Globally Optimal Resource Allocation Design for IRS-Assisted Multiuser Networks with Discrete Phase Shifts

TL;DR

This paper presents a globally optimal resource allocation algorithm for IRS-assisted multiuser MISO systems with discrete phase shifts, significantly reducing transmit power compared to existing methods.

Contribution

It introduces a novel optimization algorithm that guarantees global optimality for joint beamforming and IRS phase shift design in discrete settings.

Findings

The proposed algorithm achieves lower transmit power than existing suboptimal methods.

It demonstrates effectiveness especially with a large number of IRS elements.

The method guarantees convergence to the global optimum.

Abstract

Intelligent reflecting surfaces (IRSs) are envisioned as a low-cost solution to achieve high spectral and energy efficiency in future communication systems due to their ability to customize wireless propagation environments.
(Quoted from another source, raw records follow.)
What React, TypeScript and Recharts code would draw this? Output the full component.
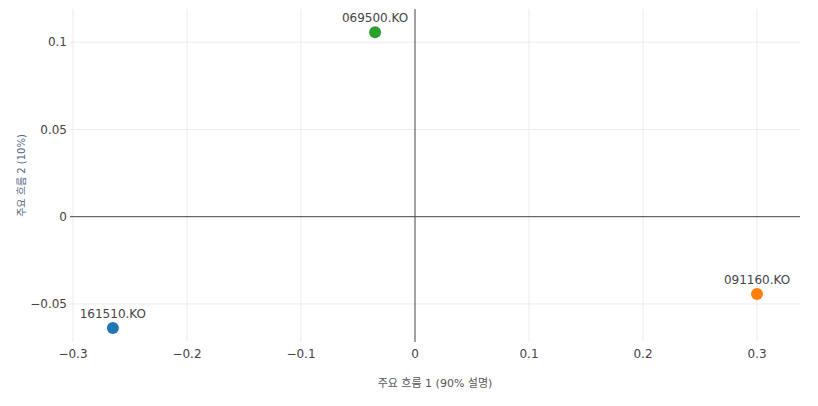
import {
  ReferenceLine,
  Scatter,
  ScatterChart,
  XAxis,
  YAxis,
} from 'recharts';

const tickers = ['161510.KO', '069500.KO', '091160.KO'];
const pc1 = [-0.265, -0.035, 0.3];
const pc2 = [-0.0638, 0.1057, -0.0443];
const colors = ['#1f77b4', '#2ca02c', '#ff7f0e'];

const xTicks = [-0.3, -0.2, -0.1, 0, 0.1, 0.2, 0.3];
const yTicks = [-0.05, 0, 0.05, 0.1];

const FONT = '"DejaVu Sans", "Noto Sans CJK KR", sans-serif';

const fmt = (v: number) => (v < 0 ? '\u2212' + String(Math.abs(v)) : String(v));

function Dot(props: any) {
  const { cx, cy, fill, payload } = props;
  return (
    <g>
      <circle cx={cx} cy={cy} r={6} fill={fill} />
      <text
        x={cx}
        y={cy - 14}
        textAnchor="middle"
        dominantBaseline="middle"
        fontSize={12}
        fill="#444"
        fontFamily={FONT}
      >
        {payload.name}
      </text>
    </g>
  );
}

export default function App() {
  const series = tickers.map((name, i) => ({
    name,
    color: colors[i],
    data: [{ x: pc1[i], y: pc2[i], name }],
  }));

  return (
    <div style={{ position: 'absolute', left: 0, top: 0, width: 818, height: 406, background: '#fff' }}>
      <ScatterChart
        width={818}
        height={406}
        margin={{ top: 9, right: 18, bottom: 10, left: 8 }}
        style={{ fontFamily: FONT }}
      >
        {xTicks.filter((t) => t !== 0).map((t) => (
          <ReferenceLine key={'gx' + t} x={t} stroke="#ebebeb" strokeWidth={1} />
        ))}
        {yTicks.filter((t) => t !== 0).map((t) => (
          <ReferenceLine key={'gy' + t} y={t} stroke="#ebebeb" strokeWidth={1} />
        ))}
        <XAxis
          type="number"
          dataKey="x"
          domain={[-0.3026, 0.3377]}
          ticks={xTicks}
          tickFormatter={fmt}
          axisLine={false}
          tickLine={false}
          tickSize={0}
          tickMargin={7}
          height={54}
          tick={{ fontSize: 12, fill: '#444' }}
          allowDataOverflow
          label={{
            value: '주요 흐름 1 (90% 설명)',
            position: 'insideBottom',
            offset: 9,
            fontSize: 11,
            fill: '#555',
          }}
        />
        <YAxis
          type="number"
          dataKey="y"
          domain={[-0.0718, 0.119]}
          ticks={yTicks}
          tickFormatter={fmt}
          axisLine={false}
          tickLine={false}
          tickSize={0}
          tickMargin={3}
          width={62}
          tick={{ fontSize: 12, fill: '#444' }}
          allowDataOverflow
          label={{
            value: '주요 흐름 2 (10%)',
            angle: -90,
            position: 'insideLeft',
            offset: 13,
            fontSize: 10,
            fill: '#506784',
            style: { textAnchor: 'middle' },
          }}
        />
        <ReferenceLine x={0} stroke="#444" strokeWidth={1} />
        <ReferenceLine y={0} stroke="#444" strokeWidth={1} />
        {series.map((s) => (
          <Scatter
            key={s.name}
            name={s.name}
            data={s.data}
            fill={s.color}
            shape={<Dot />}
            isAnimationActive={false}
          />
        ))}
      </ScatterChart>
    </div>
  );
}
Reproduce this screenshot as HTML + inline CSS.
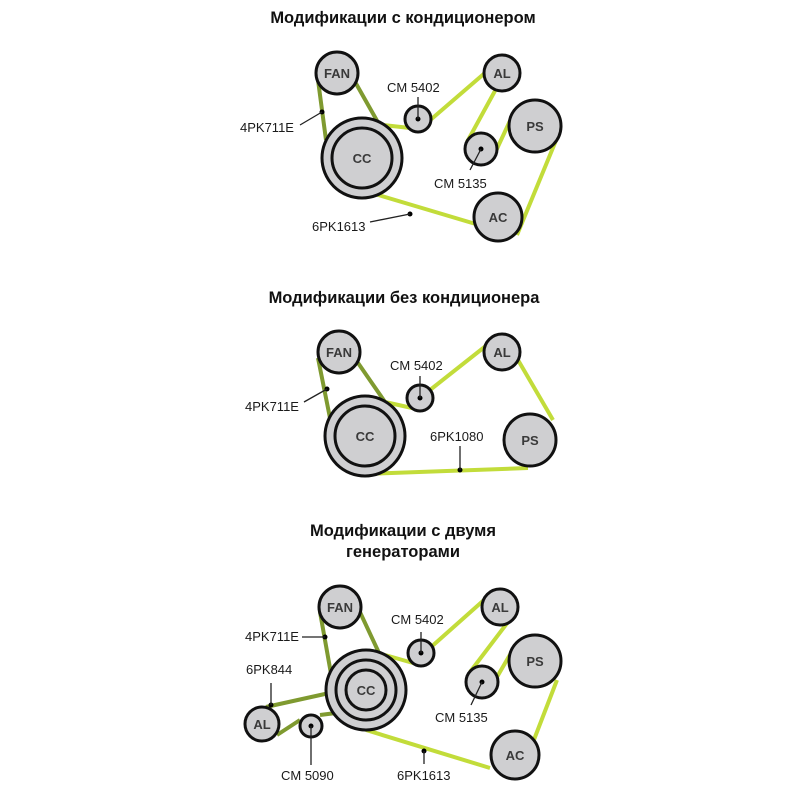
<!DOCTYPE html>
<html><head><meta charset="utf-8"><style>
body{margin:0;background:#fff;}
svg{display:block}
text{font-family:"Liberation Sans",sans-serif;fill:#222;}
.t{font-weight:bold;font-size:16.5px;text-anchor:middle;fill:#111}
.l{font-size:13px;fill:#1a1a1a}
.p{fill:#cfcfd1;stroke:#111;stroke-width:3}
.n{font-size:13px;font-weight:bold;text-anchor:middle;fill:#3a3a3a}
.y{stroke:#c2dc3a;stroke-width:4;fill:none;stroke-linejoin:round}
.o{stroke:#7f9a30;stroke-width:4;fill:none}
.k{stroke:#222;stroke-width:1.3}
</style></head><body>
<svg width="800" height="800" viewBox="0 0 800 800">
<!-- Diagram 1 -->
<text class="t" x="403" y="23">Модификации с кондиционером</text>
<path class="y" d="M383,125 L410,128 M428,122 L486,72 M496,89 L467,142 M495,153 L515,110 M557,138 L517,235 M479,225 L375,194"/>
<path class="o" d="M318,80 L326,140 M354,80 L380,126"/>
<circle class="p" cx="362" cy="158" r="40"/><circle class="p" cx="362" cy="158" r="30"/>
<circle class="p" cx="337" cy="73" r="21"/>
<circle class="p" cx="418" cy="119" r="13"/>
<circle class="p" cx="502" cy="73" r="18"/>
<circle class="p" cx="535" cy="126" r="26"/>
<circle class="p" cx="481" cy="149" r="16"/>
<circle class="p" cx="498" cy="217" r="24"/>
<text class="n" x="337" y="78">FAN</text><text class="n" x="362" y="163">CC</text>
<text class="n" x="502" y="78">AL</text><text class="n" x="535" y="131">PS</text><text class="n" x="498" y="222">AC</text>
<circle cx="418" cy="119" r="2.5"/><circle cx="481" cy="149" r="2.5"/>
<circle cx="322" cy="112" r="2.5"/><circle cx="410" cy="214" r="2.5"/>
<path class="k" d="M418,97 L418,119 M481,149 L470,170 M300,125 L322,112 M370,222 L410,214"/>
<text class="l" x="387" y="92">CM 5402</text>
<text class="l" x="434" y="188">CM 5135</text>
<text class="l" x="240" y="132">4PK711E</text>
<text class="l" x="312" y="231">6PK1613</text>
<!-- Diagram 2 -->
<text class="t" x="404" y="303">Модификации без кондиционера</text>
<path class="y" d="M385,402 L412,408 M430,390 L487,345 M518,360 L553,420 M365,474 L528,468"/>
<path class="o" d="M318,358 L330,418 M356,360 L385,402"/>
<circle class="p" cx="365" cy="436" r="40"/><circle class="p" cx="365" cy="436" r="30"/>
<circle class="p" cx="339" cy="352" r="21"/>
<circle class="p" cx="420" cy="398" r="13"/>
<circle class="p" cx="502" cy="352" r="18"/>
<circle class="p" cx="530" cy="440" r="26"/>
<text class="n" x="339" y="357">FAN</text><text class="n" x="365" y="441">CC</text>
<text class="n" x="502" y="357">AL</text><text class="n" x="530" y="445">PS</text>
<circle cx="420" cy="398" r="2.5"/><circle cx="327" cy="389" r="2.5"/><circle cx="460" cy="470" r="2.5"/>
<path class="k" d="M420,376 L420,398 M304,402 L327,389 M460,446 L460,470"/>
<text class="l" x="390" y="370">CM 5402</text>
<text class="l" x="245" y="411">4PK711E</text>
<text class="l" x="430" y="441">6PK1080</text>
<!-- Diagram 3 -->
<text class="t" x="403" y="536">Модификации с двумя</text>
<text class="t" x="403" y="557">генераторами</text>
<path class="y" d="M385,655 L413,663 M430,648 L484,600 M508,622 L470,672 M497,677 L515,646 M557,680 L530,750 M490,768 L366,730"/>
<path class="o" d="M320,612 L333,685 M359,610 L386,668"/>
<path class="o" d="M266,707 L352,688 M277,735 L300,720 M320,715 L360,710"/>
<circle class="p" cx="366" cy="690" r="40"/><circle class="p" cx="366" cy="690" r="30"/><circle class="p" cx="366" cy="690" r="20"/>
<circle class="p" cx="340" cy="607" r="21"/>
<circle class="p" cx="421" cy="653" r="13"/>
<circle class="p" cx="500" cy="607" r="18"/>
<circle class="p" cx="535" cy="661" r="26"/>
<circle class="p" cx="482" cy="682" r="16"/>
<circle class="p" cx="515" cy="755" r="24"/>
<circle class="p" cx="262" cy="724" r="17"/>
<circle class="p" cx="311" cy="726" r="11"/>
<text class="n" x="340" y="612">FAN</text><text class="n" x="366" y="695">CC</text>
<text class="n" x="500" y="612">AL</text><text class="n" x="535" y="666">PS</text><text class="n" x="515" y="760">AC</text>
<text class="n" x="262" y="729">AL</text>
<circle cx="421" cy="653" r="2.5"/><circle cx="482" cy="682" r="2.5"/><circle cx="311" cy="726" r="2.5"/>
<circle cx="325" cy="637" r="2.5"/><circle cx="271" cy="705" r="2.5"/><circle cx="424" cy="751" r="2.5"/>
<path class="k" d="M421,632 L421,653 M482,682 L471,705 M311,726 L311,765 M302,637 L325,637 M271,683 L271,705 M424,751 L424,764"/>
<text class="l" x="391" y="624">CM 5402</text>
<text class="l" x="435" y="722">CM 5135</text>
<text class="l" x="245" y="641">4PK711E</text>
<text class="l" x="246" y="674">6PK844</text>
<text class="l" x="281" y="780">CM 5090</text>
<text class="l" x="397" y="780">6PK1613</text>
</svg>
</body></html>
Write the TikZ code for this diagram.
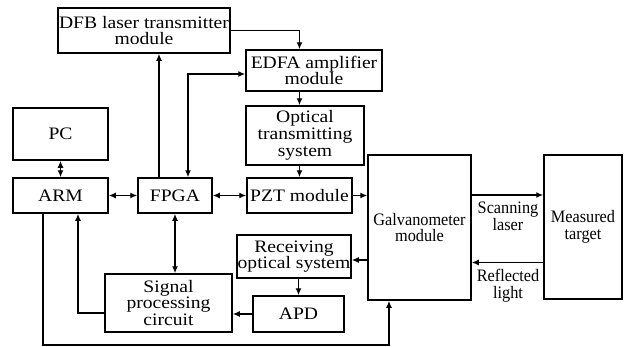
\documentclass[tikz,border=0pt]{standalone}
\usepackage{fontspec}
\setmainfont{Liberation Serif}[FakeStretch=1.12]
\newfontfamily\condfont{Liberation Serif}[FakeStretch=0.93]
\usetikzlibrary{arrows.meta}
\begin{document}
\begin{tikzpicture}[x=1pt,y=-1pt,
  box/.style={draw,line width=1.5pt,inner sep=0pt,align=center,
    font=\fontsize{17.5}{16.7}\selectfont},
  cbox/.style={box,font=\condfont\fontsize{17.5}{16.7}\selectfont},
  lbl/.style={align=center,inner sep=0pt,font=\condfont\fontsize{17.5}{16.7}\selectfont},
  arr/.style={line width=1.4pt,-{Latex[length=7pt,width=6pt]}},
  dbl/.style={line width=1.4pt,{Latex[length=7pt,width=6pt]}-{Latex[length=7pt,width=6pt]}}]
\useasboundingbox (0,0) rectangle (626,346);
\node[box,minimum width=172pt,minimum height=45pt] (dfb) at (144,30.5) {DFB laser transmitter\\module};
\node[box,minimum width=136pt,minimum height=41pt] (edfa) at (314,70.5) {EDFA amplifier\\module};
\node[box,minimum width=118pt,minimum height=59pt] (opt) at (305,135.5) {Optical\\transmitting\\system};
\node[box,minimum width=95pt,minimum height=52pt] (pc) at (60.5,134) {PC};
\node[box,minimum width=95pt,minimum height=35pt] (arm) at (60.5,195.5) {ARM};
\node[box,minimum width=74pt,minimum height=35pt] (fpga) at (175,195.5) {FPGA};
\node[box,minimum width=105pt,minimum height=35pt] (pzt) at (299.5,195.5) {PZT module};
\node[cbox,minimum width=103pt,minimum height=145pt] (galvo) at (419.5,227.5) {Galvanometer\\module};
\node[cbox,minimum width=78pt,minimum height=144pt] (target) at (583,227) {Measured\\target};
\node[box,minimum width=114pt,minimum height=43pt] (recv) at (294,256.5) {Receiving\\optical system};
\node[box,minimum width=127pt,minimum height=58pt] (sig) at (168.5,303) {Signal\\processing\\circuit};
\node[box,minimum width=91pt,minimum height=36pt] (apd) at (298.5,314) {APD};
\node[lbl] (scan) at (508,216) {Scanning\\laser};
\node[lbl] (refl) at (508,286) {Reflected\\light};
\coordinate (b) at (389,345);
% connectors
\draw[arr] (dfb.east) -| (edfa.north -| pzt.north);
\draw[arr] ([xshift=-16pt]fpga.north) -- ([xshift=-16pt]fpga.north |- dfb.south);
\draw[dbl] ([xshift=13pt]fpga.north) |- ([yshift=-3.5pt]edfa.west);
\draw[arr] (edfa.south -| pzt.north) -- (opt.north -| pzt.north);
\draw[arr] (opt.south -| pzt.north) -- (pzt.north);
\draw[dbl] (pc.south) -- (arm.north);
\draw[dbl] (arm.east) -- (fpga.west);
\draw[dbl] (fpga.east) -- (pzt.west);
\draw[arr] (pzt.east) -- (galvo.west |- pzt.east);
\draw[arr] ([yshift=-3.5pt]galvo.west |- recv.east) -- ([yshift=-3.5pt]recv.east);
\draw[arr] (recv.south -| apd.north) -- (apd.north);
\draw[arr] (apd.west) -- (sig.east |- apd.west);
\draw[arr] ([yshift=-10pt]sig.west) -| ([xshift=17.5pt]arm.south);
\draw[dbl] (fpga.south) -- (fpga.south |- sig.north);
\draw[arr] ([yshift=32.5pt]galvo.east) -- ([yshift=32.5pt]galvo.east -| target.west);
\draw[arr] ([yshift=-35.5pt]target.west) -- ([yshift=-35.5pt]target.west -| galvo.east);
\draw[arr] ([xshift=-17.5pt]arm.south) |- (b) -- (b |- galvo.south);
\end{tikzpicture}
\end{document}
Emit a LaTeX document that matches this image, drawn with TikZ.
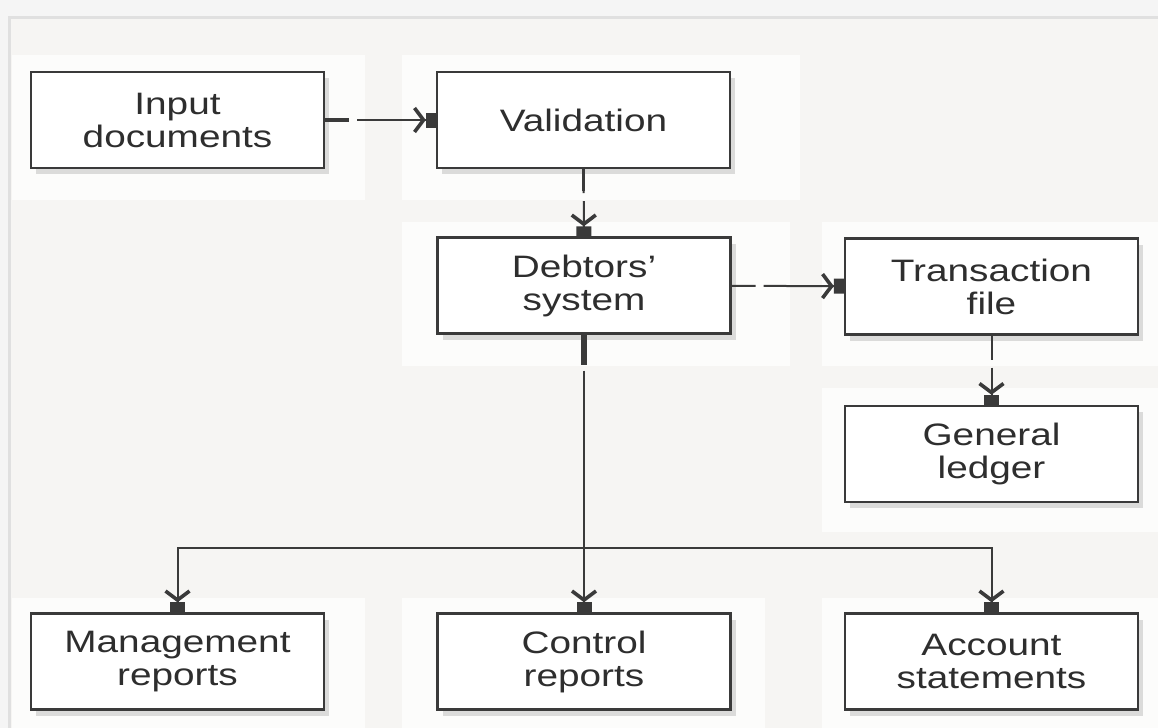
\documentclass[tikz,border=0pt]{standalone}
\usepackage{fontspec}
\setmainfont{Liberation Sans}
\newfontfamily\boxfont[FakeStretch=1.25]{Liberation Sans}
\usetikzlibrary{arrows.meta,shadows}
\definecolor{bgc}{HTML}{F6F5F3}
\definecolor{panelc}{HTML}{FCFCFB}
\definecolor{txt}{HTML}{2E2E2E}
\definecolor{edge}{HTML}{3A3A3A}
\tikzset{
  box/.style={draw=edge, line width=1.2pt, fill=white, minimum width=146.5pt, minimum height=48pt,
    align=center, text=txt, font=\boxfont\fontsize{15.5}{16.5}\selectfont,
    drop shadow={shadow xshift=2.5pt, shadow yshift=-3pt, opacity=0.22, fill=black!60}},
  tipend/.style={-{Straight Barb[length=4.5pt,width=12pt,line width=1.8pt] Square[length=5pt,width=7.5pt]}},
  conn/.style={draw=edge, line width=1pt, tipend, dash pattern=on 12pt off 4pt on 2000pt},
  solidconn/.style={draw=edge, line width=1pt, tipend},
  stub/.style={draw=edge, line width=2.2pt},
  panel/.style={fill=panelc, draw=none}
}
\begin{document}
\begin{tikzpicture}[x=0.5pt, y=-0.5pt]
\useasboundingbox (0,0) rectangle (1158,728);
% background
\fill[white!96!black] (0,0) rectangle (1158,728);
\fill[bgc] (9,17) rectangle (1158,728);
\draw[black!12, line width=1.5pt] (9,728) -- (9,17) -- (1158,17);
% panels
\fill[panel] (12,55) rectangle (365,200);
\fill[panel] (402,55) rectangle (800,200);
\fill[panel] (402,222) rectangle (790,366);
\fill[panel] (822,222) rectangle (1158,366);
\fill[panel] (822,388) rectangle (1158,532);
\fill[panel] (12,598) rectangle (365,728);
\fill[panel] (402,598) rectangle (765,728);
\fill[panel] (822,598) rectangle (1158,728);
% boxes
\node[box] (inp) at (177.5,120) {Input\\documents};
\node[box] (val) at (583.5,120) {Validation};
\node[box] (deb) at (584,285.5) {Debtors’\\system};
\node[box] (trn) at (991.5,286.5) {Transaction\\file};
\node[box] (gl) at (991.5,454) {General\\ledger};
\node[box] (mgmt) at (177.5,661.5) {Management\\reports};
\node[box] (ctl) at (584,661.5) {Control\\reports};
\node[box] (acct) at (991.5,661.5) {Account\\statements};
\coordinate (J) at (584,548);
% connectors
\draw[conn] (inp) -- (val);
\draw[stub] (inp.east) -- ++(24,0);
\draw[conn] (val) -- (deb);
\draw[stub, line width=1.6pt] (val.south) -- ++(0,22);
\draw[conn] (deb) -- (trn);
\draw[conn] (trn) -- (gl);
\draw[conn, dash pattern=on 15pt off 3pt on 2000pt] (deb) -- (ctl);
\draw[stub, line width=2.6pt] (deb.south) -- ++(0,30);
\draw[solidconn] (J) -| (mgmt);
\draw[solidconn] (J) -| (acct);
\end{tikzpicture}
\end{document}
Although resource allocation design for IRS-assisted multiuser wireless communication systems has been exhaustively investigated in the literature, the optimal design and performance of such systems are still not well understood. To fill this gap, in this paper, we study optimal resource allocation for IRS-assisted multiuser multiple-input single-output (MISO) systems. In particular, we jointly optimize the beamforming at the base station (BS) and the discrete IRS phase shifts to minimize the total transmit power. For attaining the globally optimal solution of the formulated non-convex combinatorial optimization problem, we develop a resource allocation algorithm with guaranteed convergence based on Schur's complement and the generalized Bender's decomposition. Our numerical results reveal that the proposed algorithm can significantly reduce the BS transmit power compared to the state-of-the-art suboptimal alternating optimization-based approach, especially for moderate-to-large numbers of IRS elements.